O proibicionismo do uso de substâncias psicoativas está intimamente ligado à política externa dos governos dos Estados Unidos da América durante praticamente todo o século XX e às reorganizações da burguesia do mesmo país, mas também a uma tradição moralista de uma parte dessa sociedade norte-americana (um exemplo seria o Partido Proibicionista). O século XX começou então com o aparecimento de diversas leis proibicionistas: a Lei Seca, resultado desses movimentos proibicionistas, e, mais tarde, a Lei do Imposto sobre a Marijuana de 1937, resultado das disputas entre os principais fabricantes de fibras têxteis, são dois exemplos importantes. O “Novo Mundo”, outrora testemunho em primeira mão da produção intensiva de chá, café, tabaco e cacau, cultivos de substâncias psicoativas essenciais para o desenvolvimento do colonialismo europeu e da sua acumulação primitiva de capital, e claramente dependente do trabalho escravo, era agora um campo de batalha do proibicionismo, mas de um proibicionismo seletivo, principalmente nas substâncias não favoráveis à boa conduta e disciplina laboral. Esse proibicionismo seletivo, embora enraizado num longo contexto histórico, adquire a sua máxima expressão com a guerra contra as “drogas” empreendida pela administração Nixon, que converte certas “drogas” no seu inimigo público número um. Esta guerra reacionária contra o novo inimigo público traduziu-se, cinicamente, numa política que financiou cartéis de droga e governos alinhados, que por sua vez alimentaram a instabilidade política nos países a sul.
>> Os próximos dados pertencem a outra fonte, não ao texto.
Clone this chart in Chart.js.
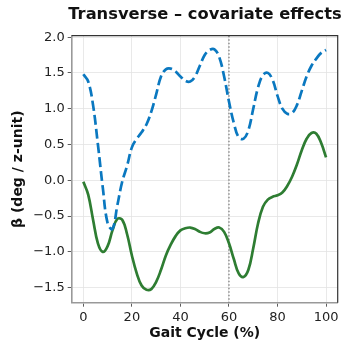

Então, foi a guerra contra as “drogas” um rotundo fracasso? Se olharmos para os verdadeiros objectivos do governo norte-americano, a resposta é não. Na realidade, foi um grande sucesso, já que grande parte da ajuda estrangeira para a guerra contra as “drogas” foi destinada ao combate das insurgências de esquerda (como na Colômbia, Nicarágua ou México). Isto foi essencial para o condicionamento político e económico de toda a América Latina, exemplificado na Aliança para o Progresso, e uma poderosa arma retórica que permitiu canalizar recursos do erário público, no quadro da Guerra Fria e do fortalecimento da hegemonia militar norte-americana. E tudo é ainda mais perverso ao sabermos que as forças armadas norte-americanas promoveram o consumo de anfetaminas nas suas próprias fileiras e que a infraestrutura da guerra do Vietname foi utilizada para transportar e traficar heroína para o território norte-americano.
No entanto, os objetivos da administração Nixon não se limitaram à política externa, já que a retórica proibicionista serviu também para eliminar os dissidentes dentro de casa. Como disse o assessor de assuntos internos do presidente Nixon, John Ehrlichman: os verdadeiros inimigos do governo norte-americano eram a esquerda antiguerra e as pessoas negras, associando-as ao uso de “drogas” e criminalizando assim as suas atividades políticas. E embora o mais que evidente racismo nunca possa ser considerado como a única razão para aplicar estas políticas, a verdade é que a guerra contra as “drogas” consolidou e amplificou um racismo institucional sob a forma de vilipêndio público da comunidade negra. E este motivo é talvez o que mais necessita de ser desvelado. Os registos policiais, as detenções e os encarceramentos desproporcionais da comunidade negra têm uma das suas origens aqui mesmo, na guerra contra as “drogas”, adquirindo proporções massivas e ao mesmo tempo exponenciais, bem como um aumento exponencial da população global encarcerada desde a década de 1970. Não é um mero detalhe que o aparecimento de uma indústria sob a forma de prisões privadas durante a administração neoliberal de Ronald Reagan tenha sustentado este aumento: o neoliberalismo tem como prática o aumento da liberdade para os mais ricos à custa de uma diminuição da liberdade para os mais pobres. Uma liberdade selectiva, como o proibicionismo. Existem outras razões para o aumento do uso das prisões além da cínica repressão ao uso de substâncias psicoactivas, uma actividade que partilhamos com muitos outros animais há milhares de anos (como aliás já referido em Génesis, 1:11-13). Mas, tendo pelo menos isto em conta, surpreende assim tanto que as pessoas não brancas sejam as que mais sofrem violência policial e nas prisões?